# Start of DATA SUPPLIED
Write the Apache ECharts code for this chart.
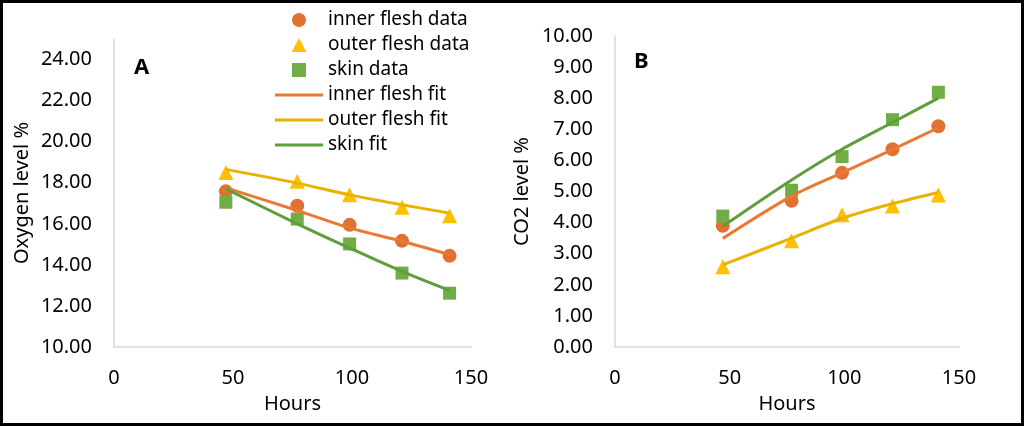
# End of DATA SUPPLIED
# Start of DATA SUPPLIED
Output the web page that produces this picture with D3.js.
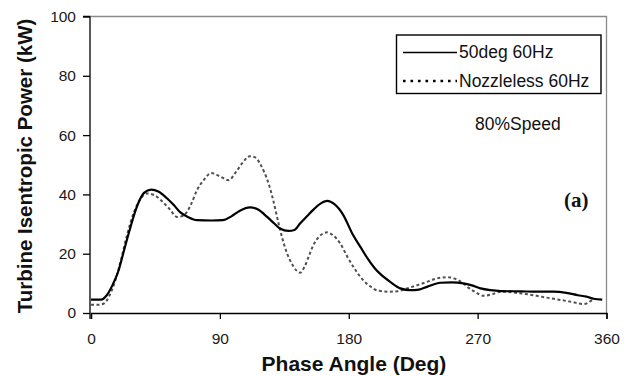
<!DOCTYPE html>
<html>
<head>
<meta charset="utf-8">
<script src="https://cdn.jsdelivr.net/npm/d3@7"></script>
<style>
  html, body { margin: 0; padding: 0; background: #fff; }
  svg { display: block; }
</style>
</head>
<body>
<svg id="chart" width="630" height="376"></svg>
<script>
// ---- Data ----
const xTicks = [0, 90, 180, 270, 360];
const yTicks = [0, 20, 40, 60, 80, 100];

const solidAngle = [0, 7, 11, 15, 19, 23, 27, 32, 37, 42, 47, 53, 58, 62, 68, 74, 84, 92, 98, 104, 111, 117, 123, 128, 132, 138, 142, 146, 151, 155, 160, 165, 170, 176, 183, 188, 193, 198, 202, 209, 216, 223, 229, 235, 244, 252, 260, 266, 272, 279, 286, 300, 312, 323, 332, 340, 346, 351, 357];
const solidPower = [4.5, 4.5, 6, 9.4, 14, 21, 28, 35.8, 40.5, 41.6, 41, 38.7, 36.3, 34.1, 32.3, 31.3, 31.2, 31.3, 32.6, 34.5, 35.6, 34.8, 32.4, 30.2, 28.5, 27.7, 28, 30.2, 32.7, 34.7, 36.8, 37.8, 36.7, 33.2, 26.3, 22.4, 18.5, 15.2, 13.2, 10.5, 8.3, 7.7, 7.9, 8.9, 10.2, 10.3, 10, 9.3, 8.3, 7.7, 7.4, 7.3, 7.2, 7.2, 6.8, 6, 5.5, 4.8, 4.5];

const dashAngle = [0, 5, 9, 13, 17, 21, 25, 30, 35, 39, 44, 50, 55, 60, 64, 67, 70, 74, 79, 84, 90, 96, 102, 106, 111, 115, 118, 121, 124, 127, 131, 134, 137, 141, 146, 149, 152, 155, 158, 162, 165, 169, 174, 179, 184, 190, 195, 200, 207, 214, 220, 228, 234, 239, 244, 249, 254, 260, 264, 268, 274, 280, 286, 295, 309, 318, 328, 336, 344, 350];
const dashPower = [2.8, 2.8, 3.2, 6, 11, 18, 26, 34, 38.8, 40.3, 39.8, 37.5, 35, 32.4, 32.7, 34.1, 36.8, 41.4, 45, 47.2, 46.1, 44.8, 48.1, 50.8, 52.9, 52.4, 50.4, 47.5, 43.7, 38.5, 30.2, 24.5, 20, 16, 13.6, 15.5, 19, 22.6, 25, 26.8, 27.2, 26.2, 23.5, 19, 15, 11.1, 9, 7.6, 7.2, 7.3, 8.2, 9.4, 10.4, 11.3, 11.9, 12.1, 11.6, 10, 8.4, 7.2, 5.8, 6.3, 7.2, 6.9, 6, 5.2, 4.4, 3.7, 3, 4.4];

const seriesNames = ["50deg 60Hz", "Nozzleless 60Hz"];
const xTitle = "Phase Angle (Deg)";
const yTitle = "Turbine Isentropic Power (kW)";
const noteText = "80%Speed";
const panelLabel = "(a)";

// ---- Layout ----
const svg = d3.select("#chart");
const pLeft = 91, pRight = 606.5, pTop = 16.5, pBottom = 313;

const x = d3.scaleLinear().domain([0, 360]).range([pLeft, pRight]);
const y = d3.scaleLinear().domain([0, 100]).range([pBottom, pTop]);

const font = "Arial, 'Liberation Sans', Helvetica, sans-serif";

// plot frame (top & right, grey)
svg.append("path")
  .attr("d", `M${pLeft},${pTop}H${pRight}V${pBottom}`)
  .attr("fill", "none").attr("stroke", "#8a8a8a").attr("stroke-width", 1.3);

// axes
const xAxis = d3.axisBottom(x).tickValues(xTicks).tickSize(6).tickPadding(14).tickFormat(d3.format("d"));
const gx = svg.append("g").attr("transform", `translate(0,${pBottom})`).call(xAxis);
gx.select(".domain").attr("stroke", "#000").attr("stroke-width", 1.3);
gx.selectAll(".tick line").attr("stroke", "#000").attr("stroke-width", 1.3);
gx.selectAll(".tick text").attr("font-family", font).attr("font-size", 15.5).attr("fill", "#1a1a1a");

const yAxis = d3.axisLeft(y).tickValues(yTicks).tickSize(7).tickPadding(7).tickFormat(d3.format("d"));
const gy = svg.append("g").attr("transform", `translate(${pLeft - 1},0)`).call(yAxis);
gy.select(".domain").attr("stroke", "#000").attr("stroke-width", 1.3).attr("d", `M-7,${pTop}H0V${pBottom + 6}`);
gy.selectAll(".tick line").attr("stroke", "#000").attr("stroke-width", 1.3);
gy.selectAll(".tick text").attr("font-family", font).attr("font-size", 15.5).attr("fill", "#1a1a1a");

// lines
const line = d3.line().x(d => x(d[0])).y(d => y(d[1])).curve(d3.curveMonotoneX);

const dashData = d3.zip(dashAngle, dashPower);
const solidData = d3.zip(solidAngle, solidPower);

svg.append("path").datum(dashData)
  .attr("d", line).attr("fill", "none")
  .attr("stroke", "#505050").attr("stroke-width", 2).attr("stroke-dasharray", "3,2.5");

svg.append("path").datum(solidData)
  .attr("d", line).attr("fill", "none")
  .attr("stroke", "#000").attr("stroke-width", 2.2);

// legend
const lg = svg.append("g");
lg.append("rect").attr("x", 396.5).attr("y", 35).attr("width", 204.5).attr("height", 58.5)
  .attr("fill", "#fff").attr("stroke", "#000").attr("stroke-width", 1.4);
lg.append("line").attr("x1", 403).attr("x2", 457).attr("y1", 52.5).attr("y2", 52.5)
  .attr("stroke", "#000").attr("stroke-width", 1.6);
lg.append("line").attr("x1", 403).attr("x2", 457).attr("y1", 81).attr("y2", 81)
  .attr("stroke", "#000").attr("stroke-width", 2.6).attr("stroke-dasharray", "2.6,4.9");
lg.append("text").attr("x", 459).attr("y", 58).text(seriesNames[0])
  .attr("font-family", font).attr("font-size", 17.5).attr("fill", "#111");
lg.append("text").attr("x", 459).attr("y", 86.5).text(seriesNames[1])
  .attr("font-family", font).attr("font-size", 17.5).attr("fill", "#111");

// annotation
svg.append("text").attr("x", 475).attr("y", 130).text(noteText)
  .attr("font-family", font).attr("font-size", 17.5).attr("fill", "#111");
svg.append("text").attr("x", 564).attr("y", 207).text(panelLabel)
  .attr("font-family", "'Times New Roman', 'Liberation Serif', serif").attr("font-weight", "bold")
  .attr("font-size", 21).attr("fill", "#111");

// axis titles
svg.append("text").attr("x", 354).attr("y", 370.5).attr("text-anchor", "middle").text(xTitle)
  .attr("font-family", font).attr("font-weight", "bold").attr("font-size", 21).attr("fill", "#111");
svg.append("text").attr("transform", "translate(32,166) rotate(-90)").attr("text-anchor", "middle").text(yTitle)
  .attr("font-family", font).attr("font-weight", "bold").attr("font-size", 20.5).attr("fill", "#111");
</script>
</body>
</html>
# End of DATA SUPPLIED
Across the material above, count every line holding "this" and write down only the number.

EXERCISE RESULT
2